I don't understand why it's not OK for a Christian to try to change a Jew's religion or a Muslim to try to change a Christian or whatever permutation of that scenario you care to take, but when someone has NO beliefs, well, they must be saved. Why? Seriously. Why? Why isn't it OK for me to just have my beliefs (or lack thereof)? Why must I keep being told that jesus loves me anyway, in spite of my non-reciprocation?
It bothers me and I find it highly offensive. About as much as I'd imagine it would bother a Christian (or Jew or Muslim) to be harangued for their beliefs.
Hey Anonymous,
There are plenty of Christians round these parts, like me, who care about Julia and who *aren't* afraid to show their identity. What are you afraid of? Her not liking you anymore? Way to stand up for Jesus and the Good News by cloaking your identity. I'm sure He's thrilled that you're too scared to say you're a believer.

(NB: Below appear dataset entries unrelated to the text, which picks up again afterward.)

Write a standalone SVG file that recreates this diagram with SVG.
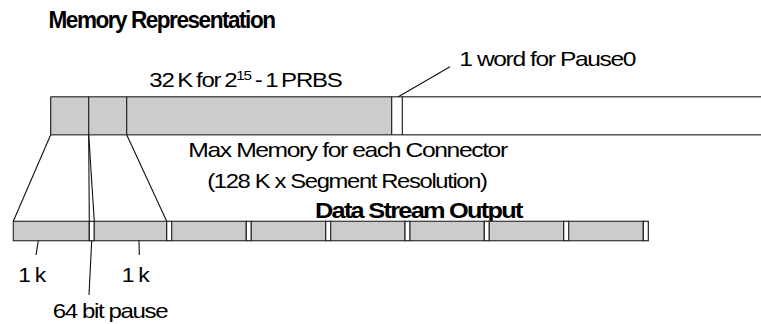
<svg xmlns="http://www.w3.org/2000/svg" width="761" height="324" viewBox="0 0 761 324">
<style>
text{font-family:"Liberation Sans",Arial,sans-serif;fill:#000;letter-spacing:-1.2px}
.t{font-size:21px}
.b{font-size:22px;font-weight:bold;letter-spacing:-1.5px}
.g{fill:#cccccc;stroke:#333;stroke-width:1.2}
.w{fill:#fff;stroke:#222;stroke-width:1.2}
.ln{stroke:#111;stroke-width:1.1;fill:none}
.edge{stroke:#555;stroke-width:1.4;fill:none}
</style>
<rect width="761" height="324" fill="#fff"/>
<text id="title" class="b" x="48.5" y="28" textLength="226" lengthAdjust="spacingAndGlyphs" style="font-size:23px">Memory Representation</text>

<g id="memory-bar">
<rect x="50.7" y="96.7" width="341" height="38" fill="#cccccc"/>
<line class="edge" x1="50.7" y1="96.7" x2="762" y2="96.7"/>
<line class="edge" x1="50.7" y1="134.7" x2="762" y2="134.7"/>
<line class="ln" x1="50.7" y1="96.7" x2="50.7" y2="134.7"/>
<line class="ln" x1="88.7" y1="96.7" x2="88.7" y2="134.7"/>
<line class="ln" x1="126.7" y1="96.7" x2="126.7" y2="134.7"/>
<line class="ln" x1="391.7" y1="96.7" x2="391.7" y2="134.7"/>
<line class="ln" x1="402.3" y1="96.7" x2="402.3" y2="134.7"/>
</g>

<g id="label-prbs">
<text x="149.3" y="87.3" style="font-size:20.5px;letter-spacing:-1px;word-spacing:-1.5px" textLength="192.4" lengthAdjust="spacingAndGlyphs">32 K for 2<tspan dy="-7.3" style="font-size:13px">15</tspan><tspan dy="7.3"> - 1 PRBS</tspan></text>
</g>
<g id="label-pause0">
<text class="t" x="459.3" y="66" textLength="175.7" lengthAdjust="spacingAndGlyphs">1 word for Pause0</text>
</g>
<g id="label-max">
<text class="t" x="188.3" y="156.7" textLength="318.4" lengthAdjust="spacingAndGlyphs">Max Memory for each Connector</text>
<text class="t" x="207.3" y="188.3" textLength="279.4" lengthAdjust="spacingAndGlyphs">(128 K x Segment Resolution)</text>
</g>

<text id="label-stream" class="b" x="315" y="218.3" textLength="206.7" lengthAdjust="spacingAndGlyphs">Data Stream Output</text>

<g id="stream-bar">
<rect class="g" x="13.3" y="221.3" width="76" height="19.4"/>
<rect class="w" x="89.3" y="221.3" width="5" height="19.4"/>
<rect class="g" x="94.3" y="221.3" width="72.4" height="19.4"/>
<rect class="w" x="166.7" y="221.3" width="5" height="19.4"/>
<rect class="g" x="171.7" y="221.3" width="74.6" height="19.4"/>
<rect class="w" x="246.3" y="221.3" width="5" height="19.4"/>
<rect class="g" x="251.3" y="221.3" width="74.4" height="19.4"/>
<rect class="w" x="325.7" y="221.3" width="5" height="19.4"/>
<rect class="g" x="330.7" y="221.3" width="74.3" height="19.4"/>
<rect class="w" x="405" y="221.3" width="5" height="19.4"/>
<rect class="g" x="410" y="221.3" width="74.3" height="19.4"/>
<rect class="w" x="484.3" y="221.3" width="5" height="19.4"/>
<rect class="g" x="489.3" y="221.3" width="74.4" height="19.4"/>
<rect class="w" x="563.7" y="221.3" width="5" height="19.4"/>
<rect class="g" x="568.7" y="221.3" width="74.6" height="19.4"/>
<rect class="w" x="643.3" y="221.3" width="5" height="19.4"/>
</g>

<g id="connectors">
<line class="ln" x1="398.3" y1="96.7" x2="450" y2="66.7"/>
<line class="ln" x1="50.7" y1="134.7" x2="13.3" y2="221.3"/>
<line class="ln" x1="88.7" y1="134.7" x2="89.3" y2="221.3"/>
<line class="ln" x1="88.7" y1="134.7" x2="94.3" y2="221.3"/>
<line class="ln" x1="126.7" y1="134.7" x2="166.7" y2="221.3"/>
<line class="ln" x1="38.3" y1="240.7" x2="36" y2="255"/>
<line class="ln" x1="139" y1="240.7" x2="139.3" y2="255"/>
<line class="ln" x1="91.7" y1="240.7" x2="89" y2="295"/>
</g>

<g id="labels-bottom">
<text class="t" x="18.3" y="281.7" textLength="26.7" lengthAdjust="spacingAndGlyphs">1 k</text>
<text class="t" x="121.7" y="281.7" textLength="26.7" lengthAdjust="spacingAndGlyphs">1 k</text>
<text class="t" x="52.7" y="318.3" textLength="114.6" lengthAdjust="spacingAndGlyphs">64 bit pause</text>
</g>
</svg>
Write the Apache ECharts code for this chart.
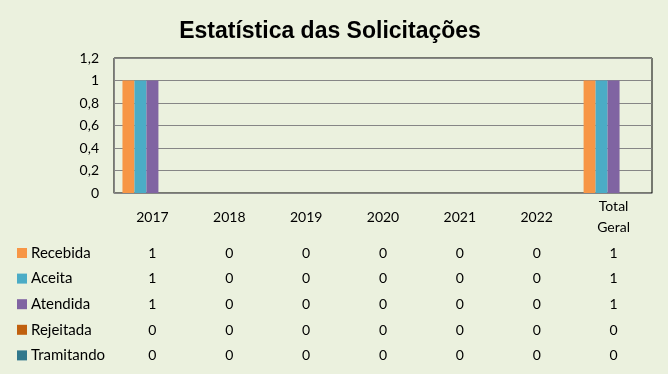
<!DOCTYPE html>
<html><head><meta charset="utf-8">
<script src="https://cdn.jsdelivr.net/npm/echarts@6/dist/echarts.min.js"></script>
<style>html,body{margin:0;padding:0;background:#EBF1DE;}#c{width:668px;height:374px;}</style>
</head><body><div id="c"></div>
<script>
const categories = ['2017','2018','2019','2020','2021','2022','Total\nGeral'];
const seriesNames = ['Recebida','Aceita','Atendida','Rejeitada','Tramitando'];
const recebida = [1,0,0,0,0,0,1];
const aceita = [1,0,0,0,0,0,1];
const atendida = [1,0,0,0,0,0,1];
const rejeitada = [0,0,0,0,0,0,0];
const tramitando = [0,0,0,0,0,0,0];
const yTicks = [0,0.2,0.4,0.6,0.8,1,1.2];
const colors = ['#F79646','#4BACC6','#8064A2','#C0600E','#31788C'];
const values = [recebida, aceita, atendida, rejeitada, tramitando];

const font = 'Lato, "Open Sans", sans-serif';
const rowMargins = [60, 85, 111, 137, 162];
const xAxes = [{
  type:'category', data:categories, gridIndex:0,
  axisLine:{show:true,lineStyle:{color:'#868686',width:1}},
  axisTick:{show:false},
  axisLabel:{color:'#000',fontFamily:font,fontSize:14,margin:24,verticalAlign:'middle',lineHeight:21,interval:0}
}];
values.forEach((arr,i)=>{
  xAxes.push({
    type:'category', data:categories, gridIndex:0, position:'bottom',
    axisLine:{show:false}, axisTick:{show:false}, splitLine:{show:false},
    axisLabel:{color:'#000',fontFamily:font,fontSize:14,margin:rowMargins[i],verticalAlign:'middle',interval:0,
      formatter:(v,idx)=>String(arr[idx])}
  });
});

const chart = echarts.init(document.getElementById('c'));
chart.setOption({
  backgroundColor:'#EBF1DE',
  animation:false,
  title:{text:'Estatística das Solicitações',left:329,textAlign:'center',top:15,
    textStyle:{fontFamily:'"Liberation Sans", Arial, sans-serif',fontWeight:'bold',fontSize:23,color:'#000'}},
  legend:{orient:'vertical',left:17,top:245,padding:0,itemWidth:10,itemHeight:10,itemGap:9.6,icon:'rect',
    data:seriesNames,
    textStyle:{fontFamily:font,fontSize:15,color:'#000',lineHeight:16,padding:[0,0,0,-1]}},
  grid:{left:114,right:16,top:58,bottom:181,show:true,borderColor:'#000',borderWidth:1,backgroundColor:'transparent'},
  xAxis:xAxes,
  yAxis:{type:'value',min:0,max:1.2,interval:0.2,
    axisLine:{show:true,lineStyle:{color:'#868686'}},
    axisTick:{show:false},
    splitLine:{lineStyle:{color:'#868686',width:1}},
    axisLabel:{color:'#000',fontFamily:font,fontSize:14,margin:15,
      formatter:v=>{const t=yTicks.find(x=>Math.abs(x-v)<1e-9);return String(Math.round((t===undefined?v:t)*10)/10).replace('.',',');}}
  },
  series:seriesNames.map((n,i)=>({name:n,type:'bar',xAxisIndex:0,data:values[i],
    itemStyle:{color:colors[i]},barGap:'0%',barCategoryGap:'22%'}))
}, true);
chart.setOption({title:{left:325}});
</script></body></html>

If anyone is going to convert Julia and get Jesus points it's going to us, not you. So you might as well chill out because sending repeated anonymous comments after someone tells you to stop is NOT the way to show Jesus's love. It's people like you that makes my job so much harder. Stop encouraging the dislike/hatred towards Christians and maybe our community would have an easier time forming relationships with non-believers. Capeesh? Thanks.
Allison - thanks, dood. :)
And FTR, I do not dislike Christians. I just dislike having religion (of any sort) shoved down my throat. You don't do that at all.
Julia: I have to confess it has been I who has been posting anonymously. My attention was not to be offensive but to express concern. I know life gets stressful for you.. I just know for me I could not get through the tough stuff w/o Jesus Christ.
You may be mad but I just had to express my feelings. Maybe being anonymous was not the most mature way I just didn’t want to cause friction.
I guess maybe if I understood your beliefs, even though I don’t agree with them, I might be more accepting.
I apologize to you , I am sorry for doing this anonymously.
Steph
Steph from MZ or the Nov. board?
Thanks for outing yourself. You don't have to understand, really. I don't fully understand why people do have faith. I just try not to look down on them because I don't agree with them, y'know?
It drives me nuts when people pull that preaching bs! If you don't understand where a person comes from, Steph, regardless if you agree or not, then do not comment. While you are trying to "educate" people you are doing quite the opposite. Then people wonder why they get responded to in such a manner. Get a clue and don't preach to the unwilling.
Nov. baby club
J. I would love to discuss this with you else where. Where you and I can discuss it.